The Colour Blue


Is it everywhere or nowhere?

A YouGov poll in 2015 claimed that blue was the world's favourite colour, and we see it everywhere in the world's favourite place…social media. Not to mention messaging apps, email - it's truly the colour of digital connection.

It's even described by musician Regina Spektor as 'the most human colour'

The lyrics go “blue lips, blue veins; blue, the colour of our planet from far far away."

So I wanted to take a tour around our relationship to blue - not only the intrinsic qualities of blue but things that happen to be blue, that we happen to call blue.

There are hardly any blue flowers or fruits, and of the earth's 64,000 vertebrates only two have blue pigment. And where blue is present, it too is constantly in the process of vanishing. These blue morpho butterflies aren't really blue, it's just light refraction! And the sky isn't really blue, nor is the sea - that's just how we perceive their colour.

Many ancient civilisations had no word for blue, like how Homer's Odyssey famously described a "wine-dark sea". We might associate blue with clarity, like clear blue skies - but clearly clear blue is a lie, a conspiracy peddled by butterflies - there's nothing clear about blue at all.

In the comedy special Nanette, Hannah Gadsby draws attention to the many conflicting faces of blue: she said

"… it really is full of contradiction.
Blue is a cold colour, it's on the cold end of the spectrum.
But the hottest part of the flame… blue.
If you're feeling blue, you're sad.
But optimism: blue skies ahead.
A blueprint is a plan but if something happens that's not on the plan, where does that come from? Out of the blue."

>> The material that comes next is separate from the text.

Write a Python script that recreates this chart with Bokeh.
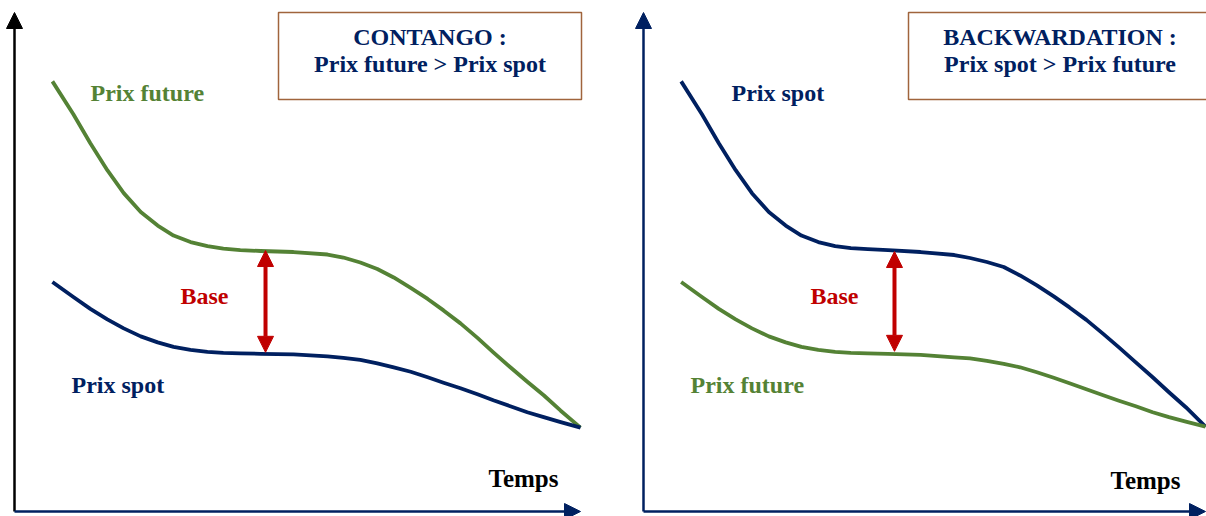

So if there's any defining quality of blue, it's confusion.

It's then in this lack of meaning, this infinite possibility, that blue can also begin to represent the creation of meaning.

But I don't think revealing that these connections are more forged than innate invalidates them. Paul Cézanne said that "blue gives other colours their vibration." and Bernard, a fellow artist added that: "in nature, it is always found over and around objects and they merge into it the more they draw away…"

Blue connects us over skies, seas… Twitter - or as Derek Jarman put it: "Blue transcends the solemn geography of human limits." And this is maybe what makes it the most human colour. It represents not only our physical bodies but also our desire to push beyond these limits, to even see our planet from far far away. Blue is our search for meaning, our lack of meaning, and the meaning we create. And while it doesn't organically appear in nature, it does appear in us, in how we perceive the world - the sky, the sea, what leads us to call the place we inhabit the 'blue' planet.